Clayton Guyton

"Ex-prisoners, drug addicts and dealers are not nobodies. We treat them with respect. They are capable of contributing." —Clayton Guyton, 2003

When Clayton Guyton moved to East Baltimore in the early 90’s, he found a community paralyzed by fear, the sound of gunfire punctuating their days and nights. Clayton’s new neighborhood turned out to be a killing ground with a thriving drug trade that was responsible for much of the city’s annual body count of 300 homicides.

In 1998, working nights as a correctional officer at Maryland Penitentiary, Clayton began devoting his days to giving teenagers an alternative to the drug violence decimating the community. He and three friends reclaimed an abandoned building used by drug dealers and opened the Rose Street Community Center. Clayton recruited young people to clean up the streets, alleys and vacant lots, launched a summer school enrichment program and, with a colleague, mounted an outdoor exhibit on African American history.

Working closely with local police, Clayton and his friends courageously established a physical presence on the corner of Rose Street and Ashland Avenue, the epicenter of a notorious open-air drug market. The dealers sent their own message. Late one night in May 1999, the center was torched and it burned to the ground.

In response, Clayton and a colleague pitched a tent on the street corner and stood watch around the clock, seven days a week. His team took turns working in 12-hour shifts and, after six tense months, the drug dealers started avoiding the block – a few even stopped by to ask for help. A new center was reestablished in two adjoining row houses donated by the Historic East Baltimore Community Action Coalition, right next door to the one that had been destroyed.

For the past three years, with the help of the Abell Foundation, Clayton has expanded the Rose Street Community Center to serve close to a thousand community members and opened an 40-bed transitional facility for recently released prison inmates. Weekly stipends, paid to acknowledge participants’ commitment to give up life in the streets, have enabled more than 400 to pursue education, job training and drug treatment.

Clayton starts his day jogging around a nearby high school track with the men who live at Rose Street. The center is open all day, providing a safe space where neighborhood kids can get tutoring and homework assistance. Every evening, Clayton monitors the progress of the ex-offenders, asking each man what he did that day, offering encouragement and advice and firmly maintaining discipline.

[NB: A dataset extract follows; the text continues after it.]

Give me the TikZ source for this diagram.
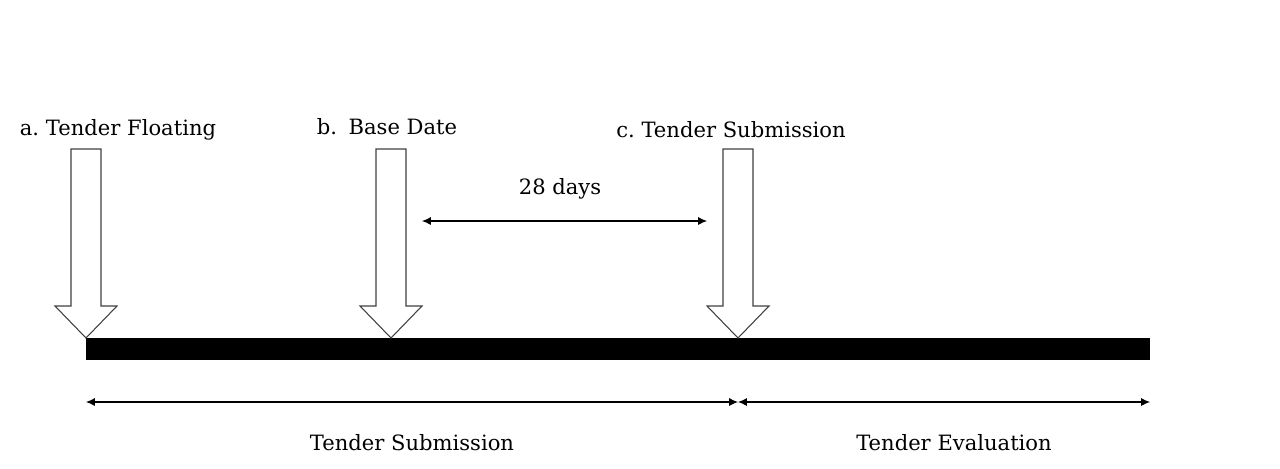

Serving a population often labeled as hard to employ, Clayton looks past an individual’s criminal record and the lack of a high school degree and insists that there is something worth working for. “We embrace drug addicts,” he explains, “as members of the community who are capable of contributing.”

A physically imposing man with a gentle manner and a soft voice, Clayton has the ability to compellingly communicate his vision of a better future, one in a thriving community built on the hard work and spiritual conviction of engaged citizens.

A powerful symbol of resistance to the devastation caused by drugs in urban America, Clayton put his life on the line to transform a dead-end of violence and despair into a road to hope and opportunity. “If you are firm in what you believe,” he says, “you show it.” Clayton Guyton has clearly shown East Baltimore, and all of us, the high stakes of such belief but he has also proven – against long odds – the redemptive power of its love.